Paper
20 June 2003 New wrinkle in dirty paper techniques
Author Affiliations +
Proceedings Volume 5020, Security and Watermarking of Multimedia Contents V; (2003) https://doi.org/10.1117/12.477308
Event: Electronic Imaging 2003, 2003, Santa Clara, CA, United States
Abstract
The many recent publications that focus upon watermarking with side information at the embedder emphasize the fact that this side information can be used to improve practical capacity. Many of the proposed algorithms use quantization to carry out the embedding process. Although both powerful and simple, recovering the original quantization levels, and hence the embedded data, can be difficult if the image amplitude is modified. In our paper, we present a method that is similar to the existing class of quantization-based techniques, but is different in the sense that we first apply a projection to the image data that is invariant to a class of amplitude modifications that can be described as order preserving.
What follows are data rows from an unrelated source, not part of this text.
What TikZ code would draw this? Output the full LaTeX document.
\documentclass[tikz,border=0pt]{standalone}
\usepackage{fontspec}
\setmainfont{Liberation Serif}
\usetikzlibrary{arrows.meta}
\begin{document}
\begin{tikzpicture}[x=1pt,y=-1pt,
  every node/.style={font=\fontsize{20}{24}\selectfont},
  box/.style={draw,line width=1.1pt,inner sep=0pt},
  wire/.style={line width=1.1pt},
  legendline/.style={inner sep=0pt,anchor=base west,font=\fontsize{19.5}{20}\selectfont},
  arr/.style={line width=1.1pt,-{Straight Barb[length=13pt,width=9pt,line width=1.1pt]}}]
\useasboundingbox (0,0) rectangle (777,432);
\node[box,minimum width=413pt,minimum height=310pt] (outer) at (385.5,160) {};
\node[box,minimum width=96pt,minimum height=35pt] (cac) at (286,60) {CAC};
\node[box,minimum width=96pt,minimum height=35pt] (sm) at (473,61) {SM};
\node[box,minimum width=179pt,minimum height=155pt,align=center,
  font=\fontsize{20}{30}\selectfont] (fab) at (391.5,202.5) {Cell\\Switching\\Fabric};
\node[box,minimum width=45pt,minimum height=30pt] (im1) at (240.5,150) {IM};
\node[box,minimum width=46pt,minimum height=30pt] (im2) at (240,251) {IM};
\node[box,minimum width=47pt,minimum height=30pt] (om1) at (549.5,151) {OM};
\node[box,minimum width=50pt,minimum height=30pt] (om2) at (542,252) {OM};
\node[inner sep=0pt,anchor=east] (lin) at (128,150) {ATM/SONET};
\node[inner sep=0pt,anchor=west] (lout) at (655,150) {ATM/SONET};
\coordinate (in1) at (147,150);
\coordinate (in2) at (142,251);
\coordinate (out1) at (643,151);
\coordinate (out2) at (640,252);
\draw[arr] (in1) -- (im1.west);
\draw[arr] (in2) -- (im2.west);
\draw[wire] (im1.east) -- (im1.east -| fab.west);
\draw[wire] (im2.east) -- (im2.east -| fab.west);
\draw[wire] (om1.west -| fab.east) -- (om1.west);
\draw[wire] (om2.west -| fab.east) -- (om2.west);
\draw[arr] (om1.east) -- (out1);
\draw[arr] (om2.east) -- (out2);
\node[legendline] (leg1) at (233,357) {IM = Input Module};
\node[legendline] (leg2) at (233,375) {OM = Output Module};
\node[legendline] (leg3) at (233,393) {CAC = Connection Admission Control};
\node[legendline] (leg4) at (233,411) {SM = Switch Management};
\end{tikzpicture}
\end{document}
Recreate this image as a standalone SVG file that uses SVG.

Watermark reading and embedding is done with respect to the projected data rather than the original. Not surprisingly, by requiring invariance to amplitude modifications we increase our vulnerability to other types of distortions. Uniform quantization of the projected data generally leads to non-uniform quantization of the original data, which in turn can cause greater susceptibility to additive noise. Later in the paper we describe a strategy that results in an effective compromise between invariance to amplitude modification and noise susceptibility.
© (2003) COPYRIGHT Society of Photo-Optical Instrumentation Engineers (SPIE). Downloading of the abstract is permitted for personal use only.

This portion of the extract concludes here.